The Weekly Word

Reflections on The Sunday Service for Children 
By Brenda Hammond

I left my beloved Richmond Hill community to come to Ottawa and give day-care to my grandson, who was about to turn one year old. He is now thirteen, and his younger brother eleven.  They do not attend a Waldorf school, and so don’t experience the soul-nourishment the curriculum would provide. And, of course, they’re very much into video games and all that modern technology offers. 

But once every two months or so, I am blessed by hosting the Act of Consecration in my home. Although my grandsons are the only attendees, Jonah generously agreed to hold the Children’s Service for them.

They arrive early, bringing plenty of youthful energy along with them. When it’s time, and all is ready, they head down the stairs followed by one or two of their parents, to the basement where we have our makeshift chapel.  Reinhard in his long white robes, greets them at the door at the base of the stairwell, takes each one’s hand, looks him in the eye and speaks kind but solemn words to alert them to what they are about to experience.

Two, three or four adults are already sitting, to lend support and participate by listening. 

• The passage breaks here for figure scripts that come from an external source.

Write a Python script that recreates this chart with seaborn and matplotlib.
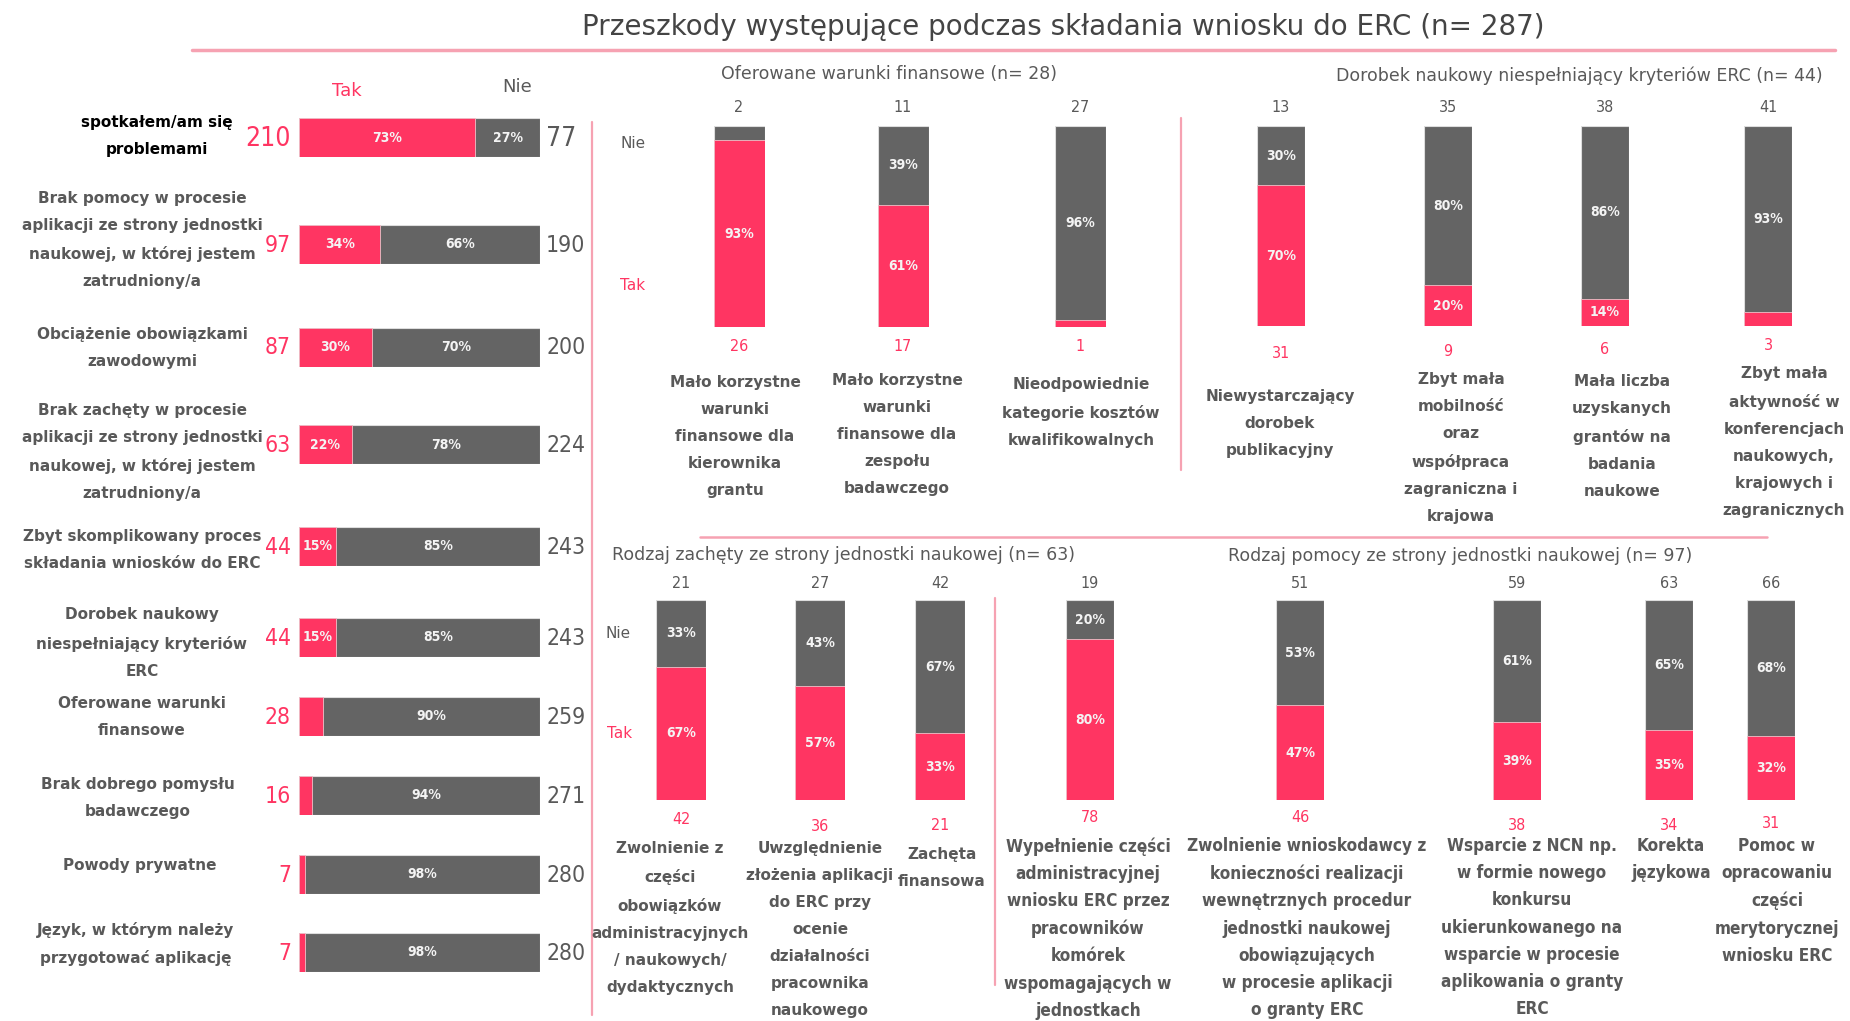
import matplotlib
matplotlib.use("Agg")
import matplotlib.pyplot as plt
import seaborn as sns
import pandas as pd

sns.set_theme(style="white")
plt.rcParams['font.family'] = ['DejaVu Sans']

PINK = "#ff3562"
GRAY = "#646464"
TXT = "#595959"
LINE = "#f6a2b2"

# ---- data ----
problems = ["spotkałem/am się\nproblemami",
            "Brak pomocy w procesie\naplikacji ze strony jednostki\nnaukowej, w której jestem\nzatrudniony/a",
            "Obciążenie obowiązkami\nzawodowymi",
            "Brak zachęty w procesie\naplikacji ze strony jednostki\nnaukowej, w której jestem\nzatrudniony/a",
            "Zbyt skomplikowany proces\nskładania wniosków do ERC",
            "Dorobek naukowy\nniespełniający kryteriów\nERC",
            "Oferowane warunki\nfinansowe",
            "Brak dobrego pomysłu\nbadawczego",
            "Powody prywatne",
            "Język, w którym należy\nprzygotować aplikację"]
problems_tak = [210, 97, 87, 63, 44, 44, 28, 16, 7, 7]
problems_nie = [77, 190, 200, 224, 243, 243, 259, 271, 280, 280]

fin_labels = ["Mało korzystne\nwarunki\nfinansowe dla\nkierownika\ngrantu",
              "Mało korzystne\nwarunki\nfinansowe dla\nzespołu\nbadawczego",
              "Nieodpowiednie\nkategorie kosztów\nkwalifikowalnych"]
fin_tak = [26, 17, 1]
fin_nie = [2, 11, 27]

dor_labels = ["Niewystarczający\ndorobek\npublikacyjny",
              "Zbyt mała\nmobilność\noraz\nwspółpraca\nzagraniczna i\nkrajowa",
              "Mała liczba\nuzyskanych\ngrantów na\nbadania\nnaukowe",
              "Zbyt mała\naktywność w\nkonferencjach\nnaukowych,\nkrajowych i\nzagranicznych"]
dor_tak = [31, 9, 6, 3]
dor_nie = [13, 35, 38, 41]

zach_labels = ["Zwolnienie z\nczęści\nobowiązków\nadministracyjnych\n/ naukowych/\ndydaktycznych",
               "Uwzględnienie\nzłożenia aplikacji\ndo ERC przy\nocenie\ndziałalności\npracownika\nnaukowego",
               "Zachęta\nfinansowa"]
zach_tak = [42, 36, 21]
zach_nie = [21, 27, 42]

pom_labels = ["Wypełnienie części\nadministracyjnej\nwniosku ERC przez\npracowników\nkomórek\nwspomagających w\njednostkach",
              "Zwolnienie wnioskodawcy z\nkonieczności realizacji\nwewnętrznych procedur\njednostki naukowej\nobowiązujących\nw procesie aplikacji\no granty ERC",
              "Wsparcie z NCN np.\nw formie nowego\nkonkursu\nukierunkowanego na\nwsparcie w procesie\naplikowania o granty\nERC",
              "Korekta\njęzykowa",
              "Pomoc w\nopracowaniu\nczęści\nmerytorycznej\nwniosku ERC"]
pom_tak = [78, 46, 38, 34, 31]
pom_nie = [19, 51, 59, 63, 66]

W, H = 1850, 1021
fig = plt.figure(figsize=(W / 100, H / 100), dpi=100)
fig.patch.set_facecolor("white")


def px_axes(x0, y0, x1, y1):
    return fig.add_axes([x0 / W, 1 - y1 / H, (x1 - x0) / W, (y1 - y0) / H])


def ftext(x, y, s, **kw):
    fig.text(x / W, 1 - y / H, s, **kw)


def hline(x0, x1, y, lw=2):
    fig.add_artist(plt.Line2D([x0 / W, x1 / W], [1 - y / H, 1 - y / H], color=LINE, lw=lw))


def vline(x, y0, y1, lw=1.6):
    fig.add_artist(plt.Line2D([x / W, x / W], [1 - y0 / H, 1 - y1 / H], color=LINE, lw=lw))


pct_kw = dict(color="#f4f4f4", fontsize=10, fontweight="bold", fontstretch="condensed",
              ha="center", va="center")
lab_kw = dict(color=TXT, fontsize=11, fontweight="bold", ha="center", va="top",
              multialignment="center", linespacing=2.0)
num_kw = dict(fontstretch="condensed", va="center")

# ---- title ----
ftext(1063, 27, "Przeszkody występujące podczas składania wniosku do ERC (n= 287)",
      fontsize=20, color="#444444", ha="center", va="center")
hline(192, 1835, 50, lw=2.5)

# ---- left panel: horizontal stacked bars ----
row_y = [138, 244, 347, 445, 546, 637, 716, 795, 874, 952]
lab_y = [136, 240, 348, 452, 550, 643, 717, 798, 865, 944]
lab_x = [157, 142, 142, 142, 142, 142, 142, 138, 140, 136]
bx0, bx1, bh = 299, 540, 39

ftext(347, 91, "Tak", color=PINK, fontsize=13, ha="center", va="center")
ftext(517, 87, "Nie", color=TXT, fontsize=13, ha="center", va="center")

for i, (lab, t, n) in enumerate(zip(problems, problems_tak, problems_nie)):
    pct = 100 * t / (t + n)
    cy = row_y[i]
    ax = px_axes(bx0, cy - bh / 2, bx1, cy + bh / 2)
    df = pd.DataFrame({"g": [lab], "all": [100.0], "tak": [pct]})
    sns.barplot(data=df, x="all", y="g", orient="h", color=GRAY, saturation=1,
                width=1, edgecolor="#dddddd", linewidth=0.8, ax=ax)
    sns.barplot(data=df, x="tak", y="g", orient="h", color=PINK, saturation=1,
                width=1, edgecolor="#f0c0c8", linewidth=0.6, ax=ax)
    ax.set_xlim(0, 100)
    ax.set_ylim(0.5, -0.5)
    ax.set_axis_off()
    if pct >= 12:
        ax.text(pct / 2, 0, f"{pct:.0f}%", **pct_kw)
    if 100 - pct >= 12:
        ax.text(pct + (100 - pct) / 2, 0, f"{100 - pct:.0f}%", **pct_kw)
    big = 19 if i == 0 else 16.5
    ftext(291, cy + 1, str(t), color=PINK, fontsize=big, ha="right", **num_kw)
    ftext(546, cy + 1, str(n), color=TXT, fontsize=big, ha="left", **num_kw)
    kw = dict(lab_kw)
    kw.update(va="center")
    if i == 0:
        kw["color"] = "black"
    ftext(lab_x[i], lab_y[i], lab, **kw)


# ---- vertical panels ----
def vpanel(labels, tak, nie, centers, width, top, bottom, top_y, bot_y, lab_x, lab_y, lab_style):
    for i, (lab, t, n) in enumerate(zip(labels, tak, nie)):
        pct = 100 * t / (t + n)
        cx = centers[i]
        ax = px_axes(cx - width / 2, top, cx + width / 2, bottom)
        df = pd.DataFrame({"g": [lab], "all": [100.0], "tak": [pct]})
        sns.barplot(data=df, x="g", y="all", color=GRAY, saturation=1,
                    width=1, edgecolor="#dddddd", linewidth=0.8, ax=ax)
        sns.barplot(data=df, x="g", y="tak", color=PINK, saturation=1,
                    width=1, edgecolor="#f0c0c8", linewidth=0.6, ax=ax)
        ax.set_ylim(0, 100)
        ax.set_xlim(-0.5, 0.5)
        ax.set_axis_off()
        if pct >= 12:
            ax.text(0, pct / 2, f"{pct:.0f}%", **pct_kw)
        if 100 - pct >= 12:
            ax.text(0, pct + (100 - pct) / 2, f"{100 - pct:.0f}%", **pct_kw)
        ftext(cx, top_y, str(n), color=TXT, fontsize=11.5, ha="center", **num_kw)
        ftext(cx, bot_y[i], str(t), color=PINK, fontsize=11.5, ha="center", **num_kw)
        ftext(lab_x[i], lab_y[i] - 6, lab, **lab_style)


# top-middle: Oferowane warunki finansowe
ftext(889, 74, "Oferowane warunki finansowe (n= 28)", color=TXT, fontsize=12.5,
      ha="center", va="center")
ftext(633, 143, "Nie", color=TXT, fontsize=11, ha="center", va="center")
ftext(633, 286, "Tak", color=PINK, fontsize=11, ha="center", va="center")
vpanel(fin_labels, fin_tak, fin_nie, [739, 903, 1080], 51, 126, 327, 107,
       [346, 346, 346], [735, 897, 1081], [381, 379, 383], lab_kw)

# top-right: Dorobek naukowy
ftext(1579, 76, "Dorobek naukowy niespełniający kryteriów ERC (n= 44)", color=TXT,
      fontsize=12.5, ha="center", va="center")
vpanel(dor_labels, dor_tak, dor_nie, [1281, 1448, 1605, 1768], 48, 126, 326, 107,
       [353, 352, 349, 345], [1280, 1461, 1622, 1784], [395, 378, 380, 372], lab_kw)

# bottom-left: Rodzaj zachęty
ftext(844, 555, "Rodzaj zachęty ze strony jednostki naukowej (n= 63)", color=TXT,
      fontsize=12.5, ha="center", va="center")
ftext(618, 634, "Nie", color=TXT, fontsize=11, ha="center", va="center")
ftext(620, 733, "Tak", color=PINK, fontsize=11, ha="center", va="center")
vpanel(zach_labels, zach_tak, zach_nie, [681, 820, 940], 50, 600, 800, 583,
       [819, 826, 825], [670, 820, 942], [847, 847, 853], lab_kw)

# bottom-right: Rodzaj pomocy (narrower type in the original)
ftext(1460, 556, "Rodzaj pomocy ze strony jednostki naukowej (n= 97)", color=TXT,
      fontsize=12.5, ha="center", va="center")
narrow_kw = dict(lab_kw)
narrow_kw.update(fontsize=12.3, fontstretch="condensed", linespacing=1.66)
vpanel(pom_labels, pom_tak, pom_nie, [1090, 1300, 1517, 1669, 1771], 48, 600, 800, 583,
       [818, 818, 825, 825, 823], [1088, 1307, 1532, 1671, 1777], [843, 843, 843, 843, 843],
       narrow_kw)

# ---- separators ----
vline(592, 122, 1015)
vline(1181, 118, 470)
vline(995, 598, 985)
hline(700, 1767, 537, lw=1.8)

fig.savefig("out.png", dpi=100, facecolor="white")
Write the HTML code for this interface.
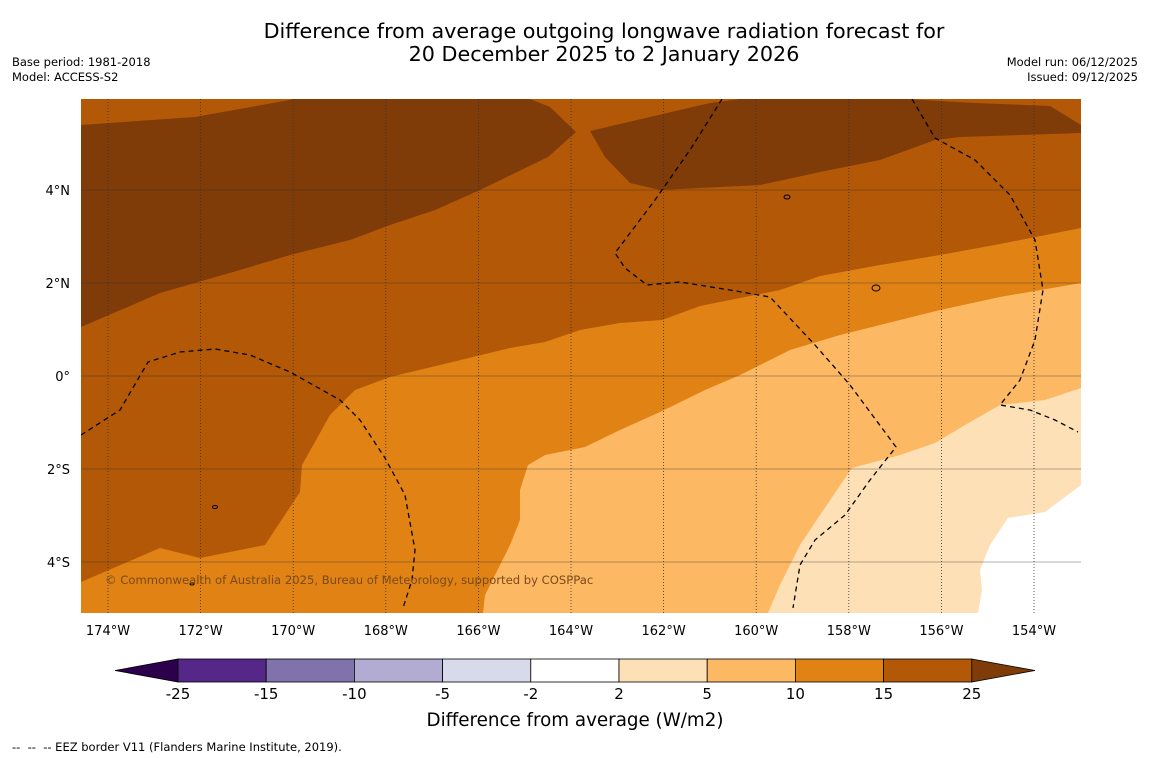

On the altar, the candles are already lit, glowing golden against a deep purple backdrop. Above hang two pictures: the face of Christ with his hand raised to bless, and a reproduction of the Isenheim crucifixion with Mary and John on either side. 

Silently, expectantly and yes, reverently, the boys step forward to stand side by side before the altar. There, the priest is waiting, clad in his white robes, with a shining silk cloak of the appropriate colours —usually lavender and deep gold— over his shoulders. 

The mood is set.  The service begins. Uplifting significant words, the Lord’s prayer, the Gospel reading. The boys sing… or at least, follow along as best they can while Jonah sings, “The sun is in my heart….”

The service ends with Claudia playing heavenly notes on her lyre, so the mood lingers for a little while.

Now it’s over. The boys scamper up the stairs and soon head out into their world again. But I know that what they have experienced —hearing sacred words, seeing beautiful and holy images, speaking that all-important response to the priest — will work into their souls in a lasting, helpful and meaningful way.

p.s. Also highly recommended for adults!